I understand, too, those who say that notions of human gender and sex equality have no place on the racetrack, though I don’t entirely agree. No less than in culture in general, the standard for greatness on the track is male, regardless of the actual quality of the horses. Since the injuries to such horses as Quality Road and I Want Revenge, more than one racing commentator has opined that the current crop of three-year-olds is mediocre. I leave that to others to decide, but if it’s true, what does Rachel Alexandra prove by beating them? Is beating mediocre males more of an accomplishment than beating great females? Or: is beating mediocre males more of an accomplishment than beating mediocre females, given the general opinion of the field she beat in the Oaks?
The underlying notion that the Preakness is “better” than the Acorn smacks of an implicit sexism, one with which human females are quite familiar. It is the male who sets the standard, and we need to meet it in order to be considered as good. Fillies and mares need to race against and beat their male counterparts, regardless of the quality of those male counterparts, while the reverse is nearly never true.
Make no mistake: watching Rags to Riches beat Curlin in the 2007 Belmont is one of the two most exciting and personally meaningful sporting moments of my life (the other is the 1994 New York Rangers’ Stanley Cup victory), and the only one that I witnessed in person. I will never forget it, and I am grateful that I was there.

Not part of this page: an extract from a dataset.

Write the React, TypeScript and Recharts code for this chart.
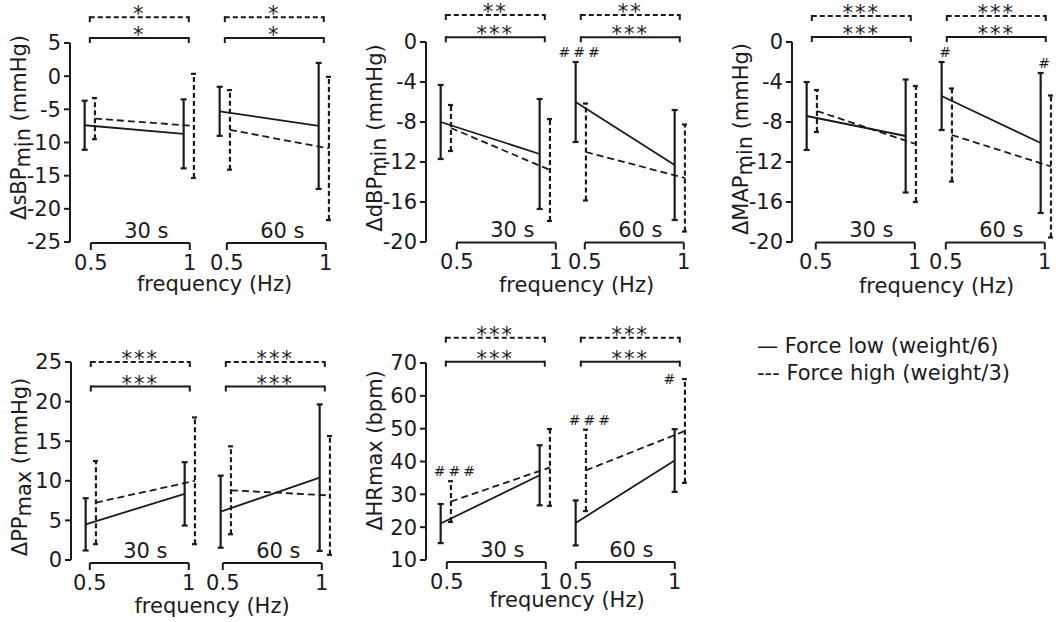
import React from "react";
import {
  ComposedChart,
  Line,
  ErrorBar,
  XAxis,
  YAxis,
  ReferenceLine,
  ReferenceDot,
} from "recharts";

// values: mean and SD per time window and frequency
const FREQS = [0.5, 1];
const WINDOWS = ["30 s", "60 s"];

const sbpLow = [
  { win: "30 s", f: 0.5, mean: -7.4, sd: 3.7 },
  { win: "30 s", f: 1, mean: -8.7, sd: 5.2 },
  { win: "60 s", f: 0.5, mean: -5.3, sd: 3.7 },
  { win: "60 s", f: 1, mean: -7.5, sd: 9.5 },
];
const sbpHigh = [
  { win: "30 s", f: 0.5, mean: -6.4, sd: 3.1 },
  { win: "30 s", f: 1, mean: -7.5, sd: 7.85 },
  { win: "60 s", f: 0.5, mean: -8.1, sd: 6.0 },
  { win: "60 s", f: 1, mean: -10.9, sd: 10.8 },
];
const dbpLow = [
  { win: "30 s", f: 0.5, mean: -8.0, sd: 3.7 },
  { win: "30 s", f: 1, mean: -11.2, sd: 5.5 },
  { win: "60 s", f: 0.5, mean: -6.0, sd: 4.0 },
  { win: "60 s", f: 1, mean: -12.3, sd: 5.5 },
];
const dbpHigh = [
  { win: "30 s", f: 0.5, mean: -8.6, sd: 2.3 },
  { win: "30 s", f: 1, mean: -12.8, sd: 5.1 },
  { win: "60 s", f: 0.5, mean: -11.0, sd: 4.85 },
  { win: "60 s", f: 1, mean: -13.6, sd: 5.35 },
];
const mapLow = [
  { win: "30 s", f: 0.5, mean: -7.4, sd: 3.4 },
  { win: "30 s", f: 1, mean: -9.4, sd: 5.65 },
  { win: "60 s", f: 0.5, mean: -5.4, sd: 3.4 },
  { win: "60 s", f: 1, mean: -10.1, sd: 7.0 },
];
const mapHigh = [
  { win: "30 s", f: 0.5, mean: -6.9, sd: 2.1 },
  { win: "30 s", f: 1, mean: -10.2, sd: 5.8 },
  { win: "60 s", f: 0.5, mean: -9.3, sd: 4.65 },
  { win: "60 s", f: 1, mean: -12.45, sd: 7.1 },
];
const ppLow = [
  { win: "30 s", f: 0.5, mean: 4.5, sd: 3.3 },
  { win: "30 s", f: 1, mean: 8.35, sd: 4.0 },
  { win: "60 s", f: 0.5, mean: 6.1, sd: 4.55 },
  { win: "60 s", f: 1, mean: 10.4, sd: 9.25 },
];
const ppHigh = [
  { win: "30 s", f: 0.5, mean: 7.25, sd: 5.25 },
  { win: "30 s", f: 1, mean: 10.0, sd: 8.0 },
  { win: "60 s", f: 0.5, mean: 8.8, sd: 5.55 },
  { win: "60 s", f: 1, mean: 8.15, sd: 7.5 },
];
const hrLow = [
  { win: "30 s", f: 0.5, mean: 21.1, sd: 5.95 },
  { win: "30 s", f: 1, mean: 35.8, sd: 9.15 },
  { win: "60 s", f: 0.5, mean: 21.3, sd: 6.85 },
  { win: "60 s", f: 1, mean: 40.3, sd: 9.55 },
];
const hrHigh = [
  { win: "30 s", f: 0.5, mean: 27.8, sd: 6.2 },
  { win: "30 s", f: 1, mean: 38.2, sd: 11.7 },
  { win: "60 s", f: 0.5, mean: 37.3, sd: 12.4 },
  { win: "60 s", f: 1, mean: 49.3, sd: 15.8 },
];

// # marks (difference between force levels)
const dbpMarks = [{ win: "60 s", series: "low", f: 0.5, text: "###", place: "above" }];
const mapMarks = [
  { win: "60 s", series: "low", f: 0.5, text: "#", place: "above" },
  { win: "60 s", series: "low", f: 1, text: "#", place: "above" },
];
const hrMarks = [
  { win: "30 s", series: "high", f: 0.5, text: "###", place: "above" },
  { win: "60 s", series: "high", f: 0.5, text: "###", place: "above" },
  { win: "60 s", series: "high", f: 1, text: "#", place: "left" },
];

const panels = [
  {
    id: "sbp", label: ["ΔsBP", "min", " (mmHg)"], domain: [-25, 5],
    ticks: [-25, -20, -15, -10, -5, 0, 5], low: sbpLow, high: sbpHigh,
    starsLow: "*", starsHigh: "*", bracketLow: 5.75, bracketHigh: 8.9, marks: [],
  },
  {
    id: "dbp", label: ["ΔdBP", "min", " (mmHg)"], domain: [-20, 0],
    ticks: [-20, -16, -12, -8, -4, 0], low: dbpLow, high: dbpHigh,
    starsLow: "***", starsHigh: "**", bracketLow: 0.47, bracketHigh: 2.7, marks: dbpMarks,
  },
  {
    id: "map", label: ["ΔMAP", "min", " (mmHg)"], domain: [-20, 0],
    ticks: [-20, -16, -12, -8, -4, 0], low: mapLow, high: mapHigh,
    starsLow: "***", starsHigh: "***", bracketLow: 0.5, bracketHigh: 2.6, marks: mapMarks,
  },
  {
    id: "pp", label: ["ΔPP", "max", " (mmHg)"], domain: [0, 25],
    ticks: [0, 5, 10, 15, 20, 25], low: ppLow, high: ppHigh,
    starsLow: "***", starsHigh: "***", bracketLow: 21.9, bracketHigh: 25, marks: [],
  },
  {
    id: "hr", label: ["ΔHRmax (bpm)", "", ""], domain: [10, 70],
    ticks: [10, 20, 30, 40, 50, 60, 70], low: hrLow, high: hrHigh,
    starsLow: "***", starsHigh: "***", bracketLow: 70.4, bracketHigh: 77.7, marks: hrMarks,
  },
];

// page layout of each panel (pixels)
const layout: Record<string, any> = {
  sbp: { axisX: 70, top: 43, bottom: 242, shift: [1, 2], drop: 1, labelShift: -15, freqDy: 49 },
  dbp: { axisX: 426, top: 42, bottom: 242, shift: [11, 4], drop: 0.5, labelShift: -4, freqDy: 50 },
  map: { axisX: 792, top: 42, bottom: 242, shift: [4, -1], drop: 0.5, labelShift: -3, freqDy: 51 },
  pp: { axisX: 71, top: 362, bottom: 560, shift: [-1, -3], drop: 3, labelShift: 6, freqDy: 53 },
  hr: { axisX: 426, top: 363, bottom: 560, shift: [1, -5], drop: 2, labelShift: -11, freqDy: 47 },
};

const INK = "#1b1b1b";
const FONT = "'DejaVu Sans', Verdana, sans-serif";
const FS = 21;
const K = 198; // px per Hz
const X_DOMAIN: [number, number] = [0.4, 1.1];
const PLOT_W = (X_DOMAIN[1] - X_DOMAIN[0]) * K;
const DODGE = 0.026;
const MT = 52;
const XH = 60;
const YW = 70;
const PAD_L2 = 30; // spare room left of the 60 s subplot for its tick label
const SUB_OFFSET = 155; // y axis -> 0.5 Hz of the 60 s subplot

const placeOffsets: Record<string, { dx: number; dy: number }> = {
  above: { dx: 5, dy: -5 },
  left: { dx: -14, dy: 5 },
};

function toSeries(rows: any[], win: string, dodge: number) {
  return rows
    .filter((r) => r.win === win)
    .map((r) => ({ x: r.f + dodge, mean: r.mean, err: r.sd }));
}

function XTick(props: any) {
  const { x, y, payload, shift, drop } = props;
  const cx = x + shift;
  return (
    <g>
      <line x1={cx} x2={cx} y1={y + drop} y2={y + drop + 7} stroke={INK} strokeWidth={2} />
      <text x={cx} y={y + drop + 27} textAnchor="middle" fontSize={FS} fill={INK}>
        {String(payload.value)}
      </text>
    </g>
  );
}

function AxisSegment(props: any) {
  const { x1, x2, y1, shift, drop, text } = props;
  const y = y1 + drop;
  return (
    <g>
      <line x1={x1 + shift} x2={x2 + shift} y1={y} y2={y} stroke={INK} strokeWidth={2} />
      <text x={(x1 + x2) / 2 + shift + 6} y={y - 5} textAnchor="middle" fontSize={FS} fill={INK}>
        {text}
      </text>
    </g>
  );
}

function Bracket(props: any) {
  const { x1, x2, y1, stars, dashed } = props;
  return (
    <g>
      <line x1={x1} x2={x2} y1={y1} y2={y1} stroke={INK} strokeWidth={2}
        strokeDasharray={dashed ? "5 3" : undefined} />
      <line x1={x1} x2={x1} y1={y1 - 1} y2={y1 + 5} stroke={INK} strokeWidth={2} />
      <line x1={x2} x2={x2} y1={y1 - 1} y2={y1 + 5} stroke={INK} strokeWidth={2} />
      <text x={(x1 + x2) / 2} y={y1 + 4} textAnchor="middle" fontSize={21}
        letterSpacing={2} fill={INK}>
        {stars}
      </text>
    </g>
  );
}

function SubChart({ p, idx }: { p: any; idx: number }) {
  const lay = layout[p.id];
  const win = WINDOWS[idx];
  const first = idx === 0;
  const plotH = lay.bottom - lay.top;
  const padL = first ? 0 : PAD_L2;
  const width = (first ? YW : 0) + padL + PLOT_W;
  const height = MT + plotH + XH;
  const shift = lay.shift[idx];
  const series = {
    low: toSeries(p.low, win, -DODGE),
    high: toSeries(p.high, win, DODGE),
  };
  const [ymin] = p.domain;
  const left = first
    ? lay.axisX - YW
    : lay.axisX + SUB_OFFSET - (0.5 - X_DOMAIN[0]) * K - padL;
  const labelX = YW - 44;
  const labelY = MT + plotH / 2 + lay.labelShift;

  return (
    <div style={{ position: "absolute", left, top: lay.top - MT }}>
      <ComposedChart width={width} height={height}
        margin={{ top: MT, right: 0, bottom: 0, left: padL }} style={{ overflow: "visible" }}>
        <XAxis type="number" dataKey="x" domain={X_DOMAIN} ticks={FREQS} allowDataOverflow
          axisLine={false} tickLine={false} tickSize={0} tickMargin={0} height={XH} interval={0}
          tick={(t: any) => <XTick {...t} shift={shift} drop={lay.drop} />} />
        <YAxis hide={!first} type="number" domain={p.domain} ticks={p.ticks} allowDataOverflow
          interval={0} width={first ? YW : 0} stroke={INK} tickSize={6} tickMargin={3}
          axisLine={{ stroke: INK, strokeWidth: 2 }} tickLine={{ stroke: INK, strokeWidth: 2 }}
          tick={{ fill: INK, fontSize: FS }}
          label={{
            content: () => (
              <text x={labelX} y={labelY} transform={`rotate(-90 ${labelX} ${labelY})`}
                textAnchor="middle" fontSize={FS} fill={INK} style={{ whiteSpace: "pre" }}>
                <tspan>{p.label[0]}</tspan>
                {p.label[1] ? <tspan dy={4}>{p.label[1]}</tspan> : null}
                {p.label[2] ? <tspan dy={-4}>{p.label[2]}</tspan> : null}
              </text>
            ),
          }} />
        <ReferenceLine segment={[{ x: FREQS[0], y: ymin }, { x: FREQS[1], y: ymin }]}
          ifOverflow="visible"
          shape={(s: any) => <AxisSegment {...s} shift={shift} drop={lay.drop} text={win} />} />
        <ReferenceLine segment={[{ x: FREQS[0], y: p.bracketLow }, { x: FREQS[1], y: p.bracketLow }]}
          ifOverflow="visible"
          shape={(s: any) => <Bracket {...s} stars={p.starsLow} dashed={false} />} />
        <ReferenceLine segment={[{ x: FREQS[0], y: p.bracketHigh }, { x: FREQS[1], y: p.bracketHigh }]}
          ifOverflow="visible"
          shape={(s: any) => <Bracket {...s} stars={p.starsHigh} dashed />} />
        <Line data={series.low} dataKey="mean" type="linear" stroke={INK} strokeWidth={1.8}
          dot={false} activeDot={false} isAnimationActive={false}>
          <ErrorBar dataKey="err" direction="y" width={3} stroke={INK} strokeWidth={2.2} />
        </Line>
        <Line data={series.high} dataKey="mean" type="linear" stroke={INK} strokeWidth={1.8}
          strokeDasharray="7 4" dot={false} activeDot={false} isAnimationActive={false}>
          <ErrorBar dataKey="err" direction="y" width={3} stroke={INK} strokeWidth={2.2}
            strokeDasharray="5 3" />
        </Line>
        {p.marks
          .filter((m: any) => m.win === win)
          .map((m: any, i: number) => {
            const row = (m.series === "low" ? p.low : p.high).find(
              (r: any) => r.win === win && r.f === m.f
            );
            const off = placeOffsets[m.place];
            return (
              <ReferenceDot key={i} x={m.f + (m.series === "low" ? -DODGE : DODGE)}
                y={row.mean + row.sd} r={0} ifOverflow="visible"
                shape={(d: any) => (
                  <text x={d.cx + off.dx} y={d.cy + off.dy} textAnchor="middle" fontSize={14}
                    letterSpacing={3} fill={INK}>
                    {m.text}
                  </text>
                )} />
            );
          })}
      </ComposedChart>
    </div>
  );
}

export default function App() {
  return (
    <div style={{ position: "absolute", left: 0, top: 0, width: 1056, height: 622,
      background: "#fff", fontFamily: FONT, color: INK, overflow: "hidden" }}>
      {panels.map((p) => (
        <React.Fragment key={p.id}>
          <SubChart p={p} idx={0} />
          <SubChart p={p} idx={1} />
        </React.Fragment>
      ))}
      <svg width={1056} height={622} style={{ position: "absolute", left: 0, top: 0,
        pointerEvents: "none" }} fontFamily={FONT}>
        {panels.map((p) => {
          const lay = layout[p.id];
          const cx = lay.axisX + 143 + (lay.shift[0] + lay.shift[1]) / 2;
          return (
            <text key={p.id} x={cx} y={lay.bottom + lay.freqDy} textAnchor="middle"
              fontSize={FS} fill={INK}>
              frequency (Hz)
            </text>
          );
        })}
        <text x={757} y={353} fontSize={FS} fill={INK} style={{ whiteSpace: "pre" }}>
          — Force low (weight/6)
        </text>
        <text x={757} y={380} fontSize={FS} fill={INK} style={{ whiteSpace: "pre" }}>
          --- Force high (weight/3)
        </text>
      </svg>
    </div>
  );
}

But in U.S. racing it is not, unfortunately, customary to race males against females, unlike in its foreign counterparts; I wish it were. I wish that we could see more mixed sex racing at all levels, from claimers to stakes winners, if only to debunk the absurd notion that racing females against males is somehow bad for the female. But we don’t. And to hold great female horses to a stubborn standard, one based only on genitalia, insults the sex-restricted races and the terrific fillies and mares who race in them.
I don’t want to see Rachel Alexandra excluded from the Preakness by means of gamesmanship and mean-spiritedness, and I’m glad that that foolishness has been put aside. But I will be one of apparently few who will be not-so-secretly happy if we see her in the Acorn on June 6th, instead of at Pimlico this Saturday.